## Start Given information

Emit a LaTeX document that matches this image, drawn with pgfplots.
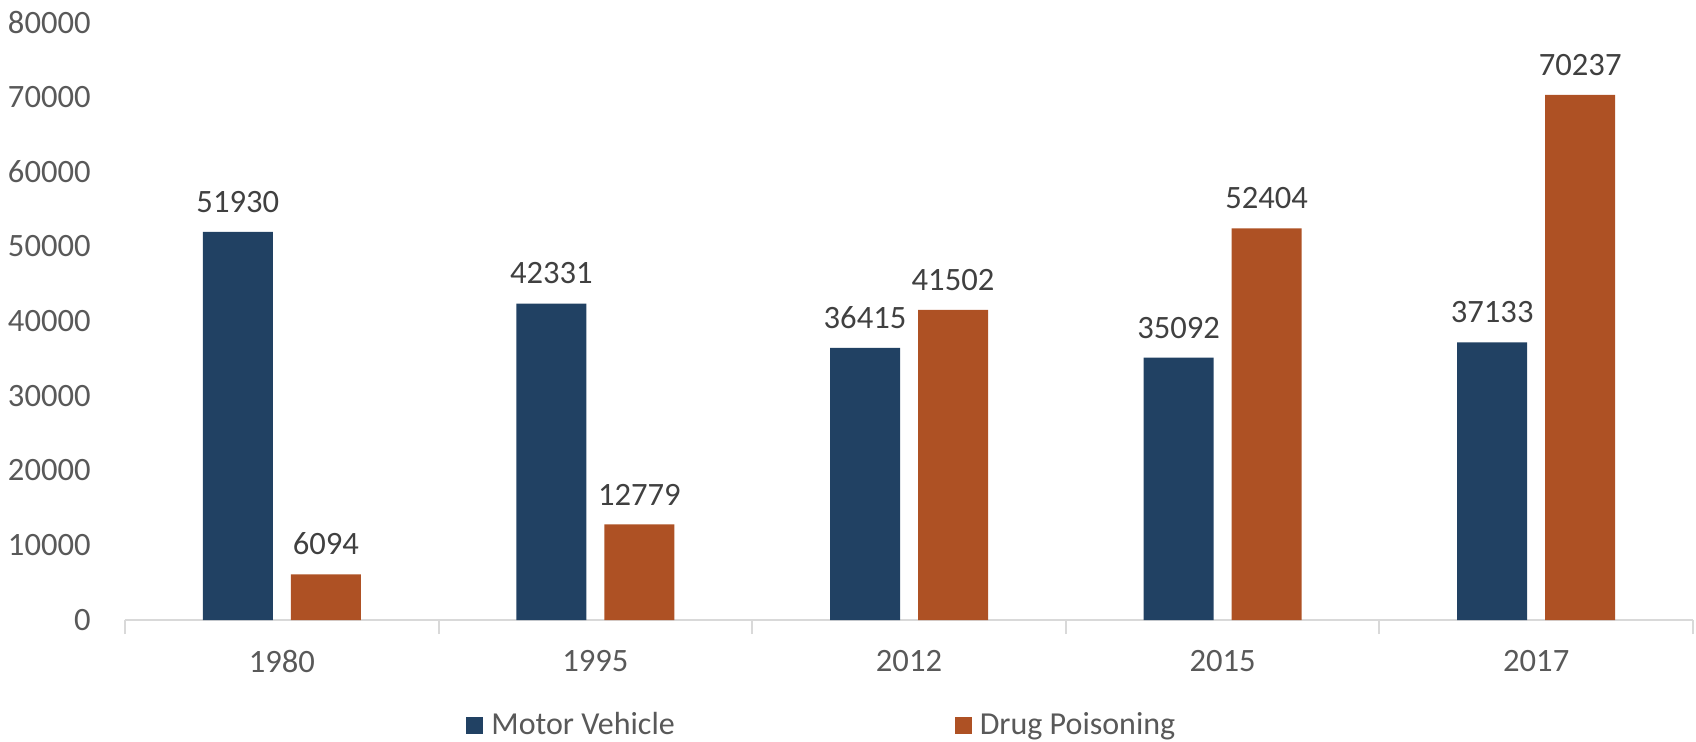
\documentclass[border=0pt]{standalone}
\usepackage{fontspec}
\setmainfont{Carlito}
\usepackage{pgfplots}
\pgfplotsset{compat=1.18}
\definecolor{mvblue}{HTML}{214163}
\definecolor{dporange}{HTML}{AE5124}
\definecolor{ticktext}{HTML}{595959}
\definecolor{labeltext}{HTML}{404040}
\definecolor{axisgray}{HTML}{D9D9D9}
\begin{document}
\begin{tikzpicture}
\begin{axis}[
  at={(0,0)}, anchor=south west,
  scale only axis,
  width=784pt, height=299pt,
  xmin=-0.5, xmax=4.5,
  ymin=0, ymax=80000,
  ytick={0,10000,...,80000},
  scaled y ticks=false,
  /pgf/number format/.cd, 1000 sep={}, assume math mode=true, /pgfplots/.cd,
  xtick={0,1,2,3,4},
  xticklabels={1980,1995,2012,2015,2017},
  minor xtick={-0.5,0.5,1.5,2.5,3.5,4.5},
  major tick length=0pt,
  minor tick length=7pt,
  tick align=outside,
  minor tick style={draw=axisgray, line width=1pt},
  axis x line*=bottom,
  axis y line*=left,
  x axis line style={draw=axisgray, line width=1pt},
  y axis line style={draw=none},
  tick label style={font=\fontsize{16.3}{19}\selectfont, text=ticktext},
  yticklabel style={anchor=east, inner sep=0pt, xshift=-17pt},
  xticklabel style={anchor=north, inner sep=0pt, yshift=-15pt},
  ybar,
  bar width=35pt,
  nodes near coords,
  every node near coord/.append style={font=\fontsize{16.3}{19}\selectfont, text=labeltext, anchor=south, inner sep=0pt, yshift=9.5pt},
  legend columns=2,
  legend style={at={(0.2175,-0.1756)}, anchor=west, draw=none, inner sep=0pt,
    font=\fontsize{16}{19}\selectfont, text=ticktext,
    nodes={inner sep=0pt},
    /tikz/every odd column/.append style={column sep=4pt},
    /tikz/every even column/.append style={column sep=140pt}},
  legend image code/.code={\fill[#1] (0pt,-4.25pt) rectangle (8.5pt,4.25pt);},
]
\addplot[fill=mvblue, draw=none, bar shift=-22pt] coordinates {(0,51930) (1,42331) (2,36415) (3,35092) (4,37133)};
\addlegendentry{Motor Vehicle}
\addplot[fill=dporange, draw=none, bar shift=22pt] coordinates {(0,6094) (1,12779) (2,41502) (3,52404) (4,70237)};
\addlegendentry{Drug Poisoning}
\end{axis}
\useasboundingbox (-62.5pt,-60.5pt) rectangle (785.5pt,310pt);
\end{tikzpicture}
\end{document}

## End Given information

> _Short problem_: Images should not appear in the copy; retype the listing above exactly.

> _Result for this task_:
Emit a LaTeX document that matches this image, drawn with pgfplots.
\documentclass[border=0pt]{standalone}
\usepackage{fontspec}
\setmainfont{Carlito}
\usepackage{pgfplots}
\pgfplotsset{compat=1.18}
\definecolor{mvblue}{HTML}{214163}
\definecolor{dporange}{HTML}{AE5124}
\definecolor{ticktext}{HTML}{595959}
\definecolor{labeltext}{HTML}{404040}
\definecolor{axisgray}{HTML}{D9D9D9}
\begin{document}
\begin{tikzpicture}
\begin{axis}[
  at={(0,0)}, anchor=south west,
  scale only axis,
  width=784pt, height=299pt,
  xmin=-0.5, xmax=4.5,
  ymin=0, ymax=80000,
  ytick={0,10000,...,80000},
  scaled y ticks=false,
  /pgf/number format/.cd, 1000 sep={}, assume math mode=true, /pgfplots/.cd,
  xtick={0,1,2,3,4},
  xticklabels={1980,1995,2012,2015,2017},
  minor xtick={-0.5,0.5,1.5,2.5,3.5,4.5},
  major tick length=0pt,
  minor tick length=7pt,
  tick align=outside,
  minor tick style={draw=axisgray, line width=1pt},
  axis x line*=bottom,
  axis y line*=left,
  x axis line style={draw=axisgray, line width=1pt},
  y axis line style={draw=none},
  tick label style={font=\fontsize{16.3}{19}\selectfont, text=ticktext},
  yticklabel style={anchor=east, inner sep=0pt, xshift=-17pt},
  xticklabel style={anchor=north, inner sep=0pt, yshift=-15pt},
  ybar,
  bar width=35pt,
  nodes near coords,
  every node near coord/.append style={font=\fontsize{16.3}{19}\selectfont, text=labeltext, anchor=south, inner sep=0pt, yshift=9.5pt},
  legend columns=2,
  legend style={at={(0.2175,-0.1756)}, anchor=west, draw=none, inner sep=0pt,
    font=\fontsize{16}{19}\selectfont, text=ticktext,
    nodes={inner sep=0pt},
    /tikz/every odd column/.append style={column sep=4pt},
    /tikz/every even column/.append style={column sep=140pt}},
  legend image code/.code={\fill[#1] (0pt,-4.25pt) rectangle (8.5pt,4.25pt);},
]
\addplot[fill=mvblue, draw=none, bar shift=-22pt] coordinates {(0,51930) (1,42331) (2,36415) (3,35092) (4,37133)};
\addlegendentry{Motor Vehicle}
\addplot[fill=dporange, draw=none, bar shift=22pt] coordinates {(0,6094) (1,12779) (2,41502) (3,52404) (4,70237)};
\addlegendentry{Drug Poisoning}
\end{axis}
\useasboundingbox (-62.5pt,-60.5pt) rectangle (785.5pt,310pt);
\end{tikzpicture}
\end{document}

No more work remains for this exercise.